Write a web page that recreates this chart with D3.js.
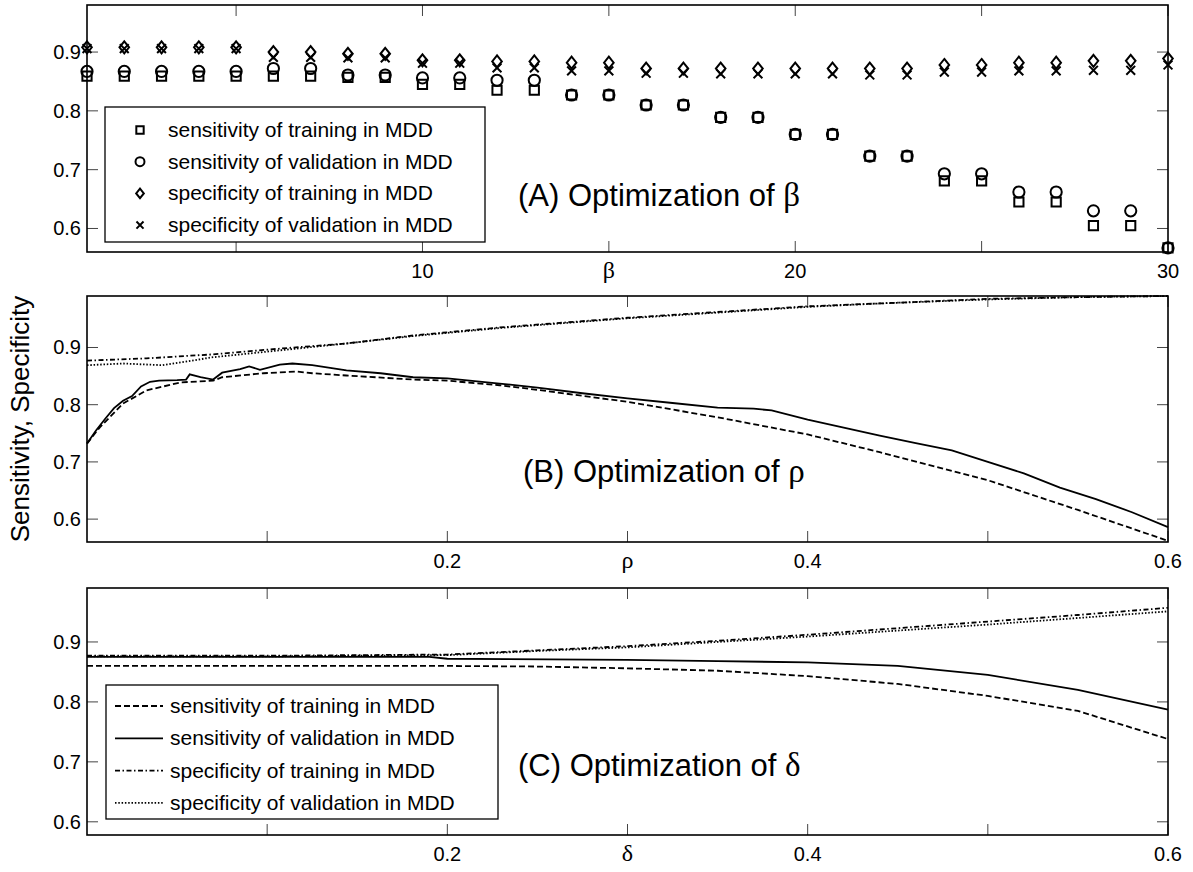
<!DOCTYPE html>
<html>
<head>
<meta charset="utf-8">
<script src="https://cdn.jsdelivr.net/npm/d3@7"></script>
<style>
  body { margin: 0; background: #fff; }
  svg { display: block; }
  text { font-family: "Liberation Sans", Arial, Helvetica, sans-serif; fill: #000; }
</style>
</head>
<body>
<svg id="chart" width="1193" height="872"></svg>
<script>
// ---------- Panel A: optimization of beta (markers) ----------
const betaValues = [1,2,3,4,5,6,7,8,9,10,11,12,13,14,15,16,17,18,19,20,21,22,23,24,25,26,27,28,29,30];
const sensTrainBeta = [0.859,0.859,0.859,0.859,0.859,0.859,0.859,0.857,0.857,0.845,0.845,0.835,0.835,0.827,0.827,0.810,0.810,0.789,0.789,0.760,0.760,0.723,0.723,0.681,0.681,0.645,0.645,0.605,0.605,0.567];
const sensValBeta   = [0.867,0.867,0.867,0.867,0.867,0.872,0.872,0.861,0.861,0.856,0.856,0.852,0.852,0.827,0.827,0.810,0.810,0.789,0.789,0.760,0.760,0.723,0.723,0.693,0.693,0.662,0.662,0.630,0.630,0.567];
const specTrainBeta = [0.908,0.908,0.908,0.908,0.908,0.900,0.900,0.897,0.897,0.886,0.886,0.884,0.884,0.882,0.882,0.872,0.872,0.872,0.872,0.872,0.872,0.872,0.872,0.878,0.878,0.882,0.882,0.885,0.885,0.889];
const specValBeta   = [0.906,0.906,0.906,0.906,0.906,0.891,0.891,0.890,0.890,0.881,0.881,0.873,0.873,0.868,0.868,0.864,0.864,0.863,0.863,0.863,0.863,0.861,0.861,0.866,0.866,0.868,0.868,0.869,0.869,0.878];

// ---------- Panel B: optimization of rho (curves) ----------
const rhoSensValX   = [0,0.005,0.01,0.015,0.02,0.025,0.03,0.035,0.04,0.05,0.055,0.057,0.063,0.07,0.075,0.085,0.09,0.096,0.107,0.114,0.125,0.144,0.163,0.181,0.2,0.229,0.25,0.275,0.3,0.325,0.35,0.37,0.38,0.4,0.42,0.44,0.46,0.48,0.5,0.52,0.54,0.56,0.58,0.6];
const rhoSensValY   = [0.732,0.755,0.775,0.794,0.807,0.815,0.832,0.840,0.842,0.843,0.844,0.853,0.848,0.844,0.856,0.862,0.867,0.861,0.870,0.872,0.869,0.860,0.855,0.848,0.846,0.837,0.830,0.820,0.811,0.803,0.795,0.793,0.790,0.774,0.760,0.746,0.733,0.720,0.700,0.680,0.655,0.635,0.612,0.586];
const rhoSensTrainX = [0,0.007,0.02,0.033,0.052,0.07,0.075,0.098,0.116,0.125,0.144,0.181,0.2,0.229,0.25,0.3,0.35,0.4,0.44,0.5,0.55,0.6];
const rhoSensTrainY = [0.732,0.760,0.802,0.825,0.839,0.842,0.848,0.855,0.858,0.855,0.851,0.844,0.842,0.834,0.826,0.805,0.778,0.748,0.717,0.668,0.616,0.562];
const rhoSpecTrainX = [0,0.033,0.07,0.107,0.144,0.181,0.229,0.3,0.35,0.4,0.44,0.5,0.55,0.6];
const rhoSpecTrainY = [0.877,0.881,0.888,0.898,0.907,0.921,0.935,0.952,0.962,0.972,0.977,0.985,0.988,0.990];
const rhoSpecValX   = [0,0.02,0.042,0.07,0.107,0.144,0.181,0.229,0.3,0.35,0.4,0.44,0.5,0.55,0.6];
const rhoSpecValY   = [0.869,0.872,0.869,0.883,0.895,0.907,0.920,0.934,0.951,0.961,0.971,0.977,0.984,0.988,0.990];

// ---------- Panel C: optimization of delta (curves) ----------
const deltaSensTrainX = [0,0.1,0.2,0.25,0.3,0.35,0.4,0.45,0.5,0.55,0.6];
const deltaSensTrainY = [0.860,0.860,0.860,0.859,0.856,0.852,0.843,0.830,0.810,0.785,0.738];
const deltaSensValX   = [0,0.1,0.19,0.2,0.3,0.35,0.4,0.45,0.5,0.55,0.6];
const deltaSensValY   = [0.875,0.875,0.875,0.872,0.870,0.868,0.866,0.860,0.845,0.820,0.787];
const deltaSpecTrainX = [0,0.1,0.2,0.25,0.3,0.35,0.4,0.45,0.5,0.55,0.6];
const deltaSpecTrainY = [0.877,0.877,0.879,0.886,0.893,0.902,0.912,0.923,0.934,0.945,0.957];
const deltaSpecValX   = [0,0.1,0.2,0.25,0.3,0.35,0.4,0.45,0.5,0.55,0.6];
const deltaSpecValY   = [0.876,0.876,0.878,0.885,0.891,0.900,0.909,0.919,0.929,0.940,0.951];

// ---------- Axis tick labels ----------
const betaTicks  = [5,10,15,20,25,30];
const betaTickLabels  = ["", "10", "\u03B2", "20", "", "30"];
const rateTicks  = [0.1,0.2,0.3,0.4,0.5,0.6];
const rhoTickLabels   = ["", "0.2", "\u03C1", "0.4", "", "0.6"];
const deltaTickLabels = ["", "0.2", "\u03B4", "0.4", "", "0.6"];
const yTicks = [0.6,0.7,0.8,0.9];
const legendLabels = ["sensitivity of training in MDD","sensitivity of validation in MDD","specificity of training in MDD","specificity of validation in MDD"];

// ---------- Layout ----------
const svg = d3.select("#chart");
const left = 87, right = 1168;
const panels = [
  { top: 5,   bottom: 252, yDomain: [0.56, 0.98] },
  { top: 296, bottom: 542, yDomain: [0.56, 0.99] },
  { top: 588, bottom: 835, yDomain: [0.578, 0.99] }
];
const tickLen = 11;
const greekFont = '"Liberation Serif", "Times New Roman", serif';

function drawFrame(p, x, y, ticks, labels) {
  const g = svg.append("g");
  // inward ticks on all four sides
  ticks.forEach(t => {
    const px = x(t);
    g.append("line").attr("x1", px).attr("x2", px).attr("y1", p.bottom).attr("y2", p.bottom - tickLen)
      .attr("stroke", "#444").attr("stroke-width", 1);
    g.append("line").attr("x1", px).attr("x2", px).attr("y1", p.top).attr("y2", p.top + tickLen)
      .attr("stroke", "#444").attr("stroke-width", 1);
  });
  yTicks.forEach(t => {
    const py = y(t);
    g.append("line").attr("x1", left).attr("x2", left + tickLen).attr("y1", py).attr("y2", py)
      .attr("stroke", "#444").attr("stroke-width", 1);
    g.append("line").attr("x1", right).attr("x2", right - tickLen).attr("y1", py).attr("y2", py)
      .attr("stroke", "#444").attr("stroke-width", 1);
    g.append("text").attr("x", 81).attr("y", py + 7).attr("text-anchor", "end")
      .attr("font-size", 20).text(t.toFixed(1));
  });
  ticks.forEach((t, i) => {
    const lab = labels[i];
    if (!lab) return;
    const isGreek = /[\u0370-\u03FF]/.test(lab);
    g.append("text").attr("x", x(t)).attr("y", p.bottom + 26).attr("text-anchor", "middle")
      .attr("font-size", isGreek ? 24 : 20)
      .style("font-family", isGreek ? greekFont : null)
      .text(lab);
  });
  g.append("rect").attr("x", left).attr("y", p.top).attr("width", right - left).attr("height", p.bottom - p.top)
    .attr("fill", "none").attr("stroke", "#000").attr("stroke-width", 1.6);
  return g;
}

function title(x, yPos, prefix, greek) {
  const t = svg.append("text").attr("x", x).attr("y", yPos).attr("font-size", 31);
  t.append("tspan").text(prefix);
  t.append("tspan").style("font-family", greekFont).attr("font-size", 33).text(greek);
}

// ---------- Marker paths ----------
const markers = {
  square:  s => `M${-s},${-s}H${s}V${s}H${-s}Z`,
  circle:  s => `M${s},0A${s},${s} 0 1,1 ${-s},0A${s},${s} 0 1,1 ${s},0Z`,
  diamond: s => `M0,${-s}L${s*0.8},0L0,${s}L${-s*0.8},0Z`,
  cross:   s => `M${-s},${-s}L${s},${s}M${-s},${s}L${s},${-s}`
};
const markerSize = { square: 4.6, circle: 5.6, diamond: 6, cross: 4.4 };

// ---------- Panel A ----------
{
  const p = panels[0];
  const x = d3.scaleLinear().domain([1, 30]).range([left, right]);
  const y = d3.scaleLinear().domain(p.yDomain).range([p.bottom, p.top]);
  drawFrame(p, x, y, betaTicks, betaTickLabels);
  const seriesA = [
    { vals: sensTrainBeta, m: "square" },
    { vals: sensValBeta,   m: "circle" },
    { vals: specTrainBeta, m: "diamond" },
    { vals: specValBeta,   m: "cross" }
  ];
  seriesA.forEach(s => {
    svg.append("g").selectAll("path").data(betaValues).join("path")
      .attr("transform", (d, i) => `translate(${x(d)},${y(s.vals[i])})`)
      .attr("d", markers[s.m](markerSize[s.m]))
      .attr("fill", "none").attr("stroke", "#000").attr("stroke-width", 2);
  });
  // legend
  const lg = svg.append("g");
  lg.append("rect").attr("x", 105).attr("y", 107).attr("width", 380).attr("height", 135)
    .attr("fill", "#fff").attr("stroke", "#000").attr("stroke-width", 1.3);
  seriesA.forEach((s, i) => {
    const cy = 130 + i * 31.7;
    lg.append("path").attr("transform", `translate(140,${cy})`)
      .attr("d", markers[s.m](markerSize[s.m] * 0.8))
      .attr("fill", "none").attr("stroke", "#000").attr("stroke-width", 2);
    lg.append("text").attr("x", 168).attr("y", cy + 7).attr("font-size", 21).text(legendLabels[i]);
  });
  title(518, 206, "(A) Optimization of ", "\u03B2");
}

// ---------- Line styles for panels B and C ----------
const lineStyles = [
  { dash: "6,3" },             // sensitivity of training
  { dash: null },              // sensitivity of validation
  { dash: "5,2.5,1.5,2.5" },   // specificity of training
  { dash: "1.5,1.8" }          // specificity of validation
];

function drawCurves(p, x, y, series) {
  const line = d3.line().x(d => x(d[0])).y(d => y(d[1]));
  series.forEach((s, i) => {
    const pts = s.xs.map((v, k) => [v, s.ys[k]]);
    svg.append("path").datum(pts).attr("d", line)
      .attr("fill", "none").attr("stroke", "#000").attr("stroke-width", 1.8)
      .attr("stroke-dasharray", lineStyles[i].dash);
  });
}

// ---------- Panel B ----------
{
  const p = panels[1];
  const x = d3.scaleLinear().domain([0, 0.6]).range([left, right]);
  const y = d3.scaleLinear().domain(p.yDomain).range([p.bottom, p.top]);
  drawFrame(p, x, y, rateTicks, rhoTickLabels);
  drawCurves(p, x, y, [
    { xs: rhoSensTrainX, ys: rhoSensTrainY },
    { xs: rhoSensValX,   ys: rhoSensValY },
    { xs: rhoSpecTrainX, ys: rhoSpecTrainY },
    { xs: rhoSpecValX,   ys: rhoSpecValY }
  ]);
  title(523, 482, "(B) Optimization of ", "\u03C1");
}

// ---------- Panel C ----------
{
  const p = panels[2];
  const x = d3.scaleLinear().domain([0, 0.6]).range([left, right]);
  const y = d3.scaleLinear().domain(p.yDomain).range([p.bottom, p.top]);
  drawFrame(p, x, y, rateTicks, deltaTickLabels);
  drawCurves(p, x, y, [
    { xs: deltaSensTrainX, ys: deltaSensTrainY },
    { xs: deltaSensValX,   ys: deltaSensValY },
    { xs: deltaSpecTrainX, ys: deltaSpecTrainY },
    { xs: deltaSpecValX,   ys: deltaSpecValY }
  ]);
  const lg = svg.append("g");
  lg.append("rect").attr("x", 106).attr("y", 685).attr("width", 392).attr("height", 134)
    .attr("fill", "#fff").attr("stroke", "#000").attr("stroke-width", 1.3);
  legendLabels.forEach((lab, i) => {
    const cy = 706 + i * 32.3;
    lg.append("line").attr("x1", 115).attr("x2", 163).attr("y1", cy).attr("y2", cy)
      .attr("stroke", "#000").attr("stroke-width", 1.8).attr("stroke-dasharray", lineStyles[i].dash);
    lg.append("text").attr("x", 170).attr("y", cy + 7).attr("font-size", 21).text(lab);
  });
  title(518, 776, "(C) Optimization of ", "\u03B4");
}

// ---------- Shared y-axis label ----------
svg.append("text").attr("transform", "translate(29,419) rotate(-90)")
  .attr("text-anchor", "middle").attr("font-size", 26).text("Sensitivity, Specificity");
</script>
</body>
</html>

::::::::

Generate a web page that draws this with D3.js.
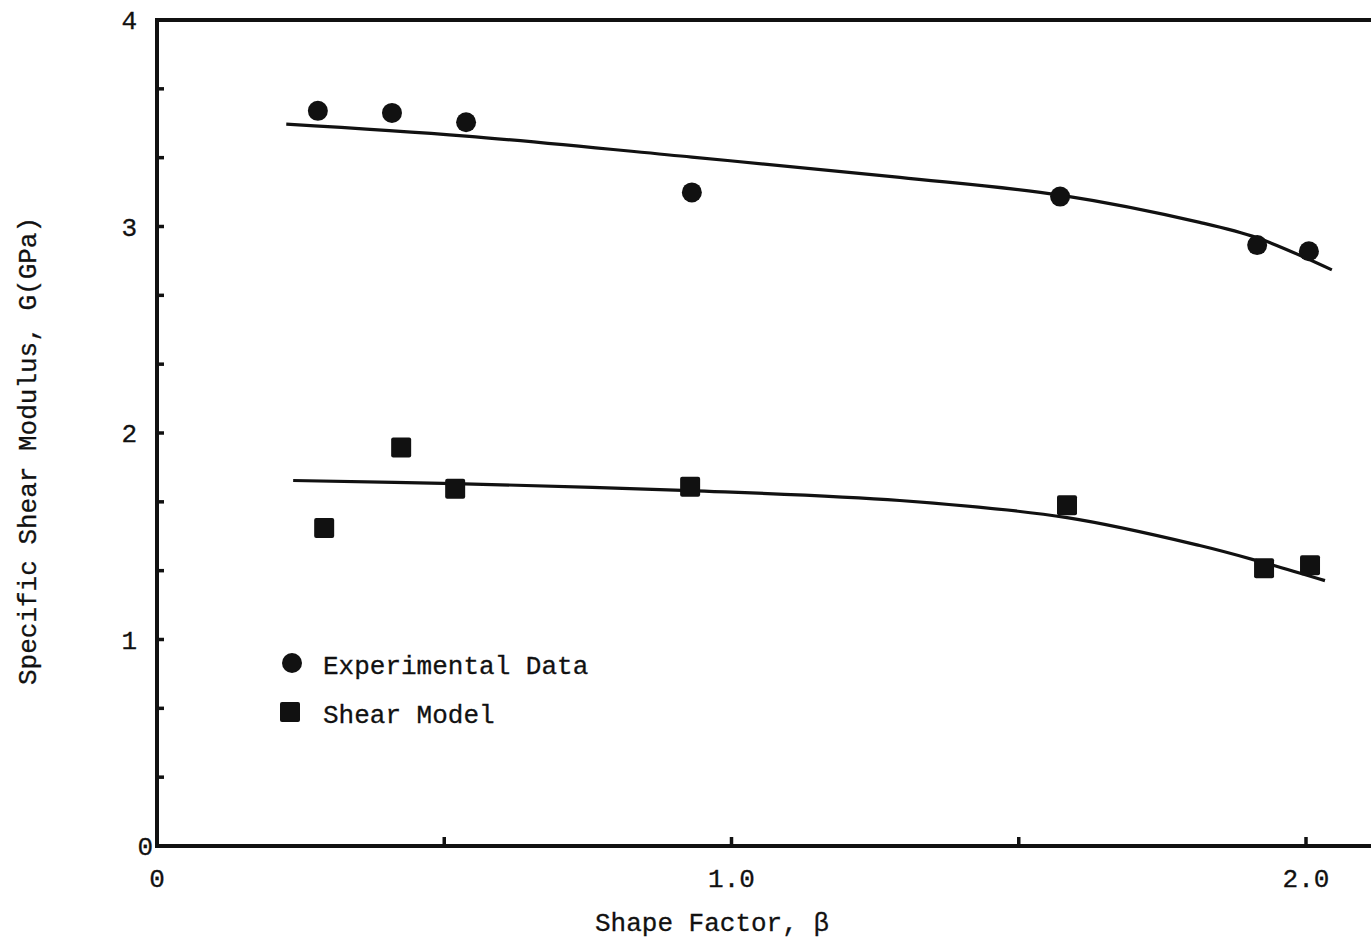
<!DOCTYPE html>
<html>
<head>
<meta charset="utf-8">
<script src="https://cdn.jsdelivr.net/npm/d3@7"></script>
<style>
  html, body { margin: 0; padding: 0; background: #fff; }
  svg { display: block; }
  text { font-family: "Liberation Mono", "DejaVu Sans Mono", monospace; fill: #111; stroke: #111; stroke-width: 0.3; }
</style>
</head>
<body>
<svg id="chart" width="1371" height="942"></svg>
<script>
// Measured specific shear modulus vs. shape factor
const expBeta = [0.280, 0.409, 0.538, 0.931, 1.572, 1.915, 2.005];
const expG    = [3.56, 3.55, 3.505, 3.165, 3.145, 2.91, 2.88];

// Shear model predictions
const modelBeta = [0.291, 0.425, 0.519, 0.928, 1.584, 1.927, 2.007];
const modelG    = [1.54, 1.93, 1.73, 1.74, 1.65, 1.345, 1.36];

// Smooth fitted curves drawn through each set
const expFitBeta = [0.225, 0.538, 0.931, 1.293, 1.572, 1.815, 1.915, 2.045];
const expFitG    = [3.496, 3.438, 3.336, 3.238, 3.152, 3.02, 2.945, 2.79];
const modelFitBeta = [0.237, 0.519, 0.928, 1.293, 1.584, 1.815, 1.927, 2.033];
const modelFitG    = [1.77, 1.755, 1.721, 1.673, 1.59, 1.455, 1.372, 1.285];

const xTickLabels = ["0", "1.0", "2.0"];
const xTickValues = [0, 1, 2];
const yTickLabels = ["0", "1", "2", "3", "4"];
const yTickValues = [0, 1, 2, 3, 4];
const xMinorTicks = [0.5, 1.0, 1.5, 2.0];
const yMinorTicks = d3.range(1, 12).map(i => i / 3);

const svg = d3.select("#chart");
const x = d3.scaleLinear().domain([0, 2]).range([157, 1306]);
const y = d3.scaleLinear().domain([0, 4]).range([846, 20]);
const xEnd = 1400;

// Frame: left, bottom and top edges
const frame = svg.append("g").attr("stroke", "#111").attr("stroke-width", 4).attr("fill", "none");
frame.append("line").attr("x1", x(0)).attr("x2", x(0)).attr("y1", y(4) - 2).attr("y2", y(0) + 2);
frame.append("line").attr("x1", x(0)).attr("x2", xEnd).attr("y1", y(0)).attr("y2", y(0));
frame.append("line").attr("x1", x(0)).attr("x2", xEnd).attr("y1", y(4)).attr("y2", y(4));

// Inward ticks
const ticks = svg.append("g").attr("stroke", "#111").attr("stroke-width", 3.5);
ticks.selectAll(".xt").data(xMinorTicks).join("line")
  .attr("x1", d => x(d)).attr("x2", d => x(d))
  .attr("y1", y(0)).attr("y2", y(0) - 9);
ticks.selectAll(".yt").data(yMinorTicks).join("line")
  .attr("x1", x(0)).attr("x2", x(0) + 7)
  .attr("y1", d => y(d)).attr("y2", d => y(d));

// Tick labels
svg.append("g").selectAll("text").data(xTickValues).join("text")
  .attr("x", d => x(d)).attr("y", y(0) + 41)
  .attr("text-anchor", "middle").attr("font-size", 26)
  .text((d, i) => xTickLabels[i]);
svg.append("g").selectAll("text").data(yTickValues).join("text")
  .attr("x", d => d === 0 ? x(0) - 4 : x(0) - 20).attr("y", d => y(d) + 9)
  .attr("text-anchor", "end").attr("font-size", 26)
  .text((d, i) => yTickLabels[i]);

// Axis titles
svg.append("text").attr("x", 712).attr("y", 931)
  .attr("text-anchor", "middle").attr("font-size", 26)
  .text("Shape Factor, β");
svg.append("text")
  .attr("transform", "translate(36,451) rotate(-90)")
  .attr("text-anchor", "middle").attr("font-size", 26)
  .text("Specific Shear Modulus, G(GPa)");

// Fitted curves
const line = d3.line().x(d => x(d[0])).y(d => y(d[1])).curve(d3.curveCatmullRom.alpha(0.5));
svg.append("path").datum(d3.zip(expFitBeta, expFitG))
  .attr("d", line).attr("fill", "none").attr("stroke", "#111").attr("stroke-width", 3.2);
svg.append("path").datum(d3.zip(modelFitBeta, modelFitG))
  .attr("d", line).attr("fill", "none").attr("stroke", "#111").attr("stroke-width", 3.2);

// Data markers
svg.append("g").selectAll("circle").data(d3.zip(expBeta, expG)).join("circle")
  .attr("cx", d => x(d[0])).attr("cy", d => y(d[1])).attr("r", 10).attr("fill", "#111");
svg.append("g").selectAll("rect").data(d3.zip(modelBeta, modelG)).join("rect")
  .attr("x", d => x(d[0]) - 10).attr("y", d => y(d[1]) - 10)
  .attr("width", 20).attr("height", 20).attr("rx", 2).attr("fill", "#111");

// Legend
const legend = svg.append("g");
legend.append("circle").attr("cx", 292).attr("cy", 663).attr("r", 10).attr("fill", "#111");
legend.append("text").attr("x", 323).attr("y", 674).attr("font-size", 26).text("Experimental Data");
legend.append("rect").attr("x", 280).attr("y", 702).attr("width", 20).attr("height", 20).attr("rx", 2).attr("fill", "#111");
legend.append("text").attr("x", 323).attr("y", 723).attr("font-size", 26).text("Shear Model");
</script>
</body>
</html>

::::::::

> _What the task asks_
Identify the lines that hold the word "chart". Copy every one of them.

> _Written solution_
Write a web page that recreates this chart with D3.js.
<svg id="chart" width="1193" height="872"></svg>
const svg = d3.select("#chart");
<svg id="chart" width="1371" height="942"></svg>
const svg = d3.select("#chart");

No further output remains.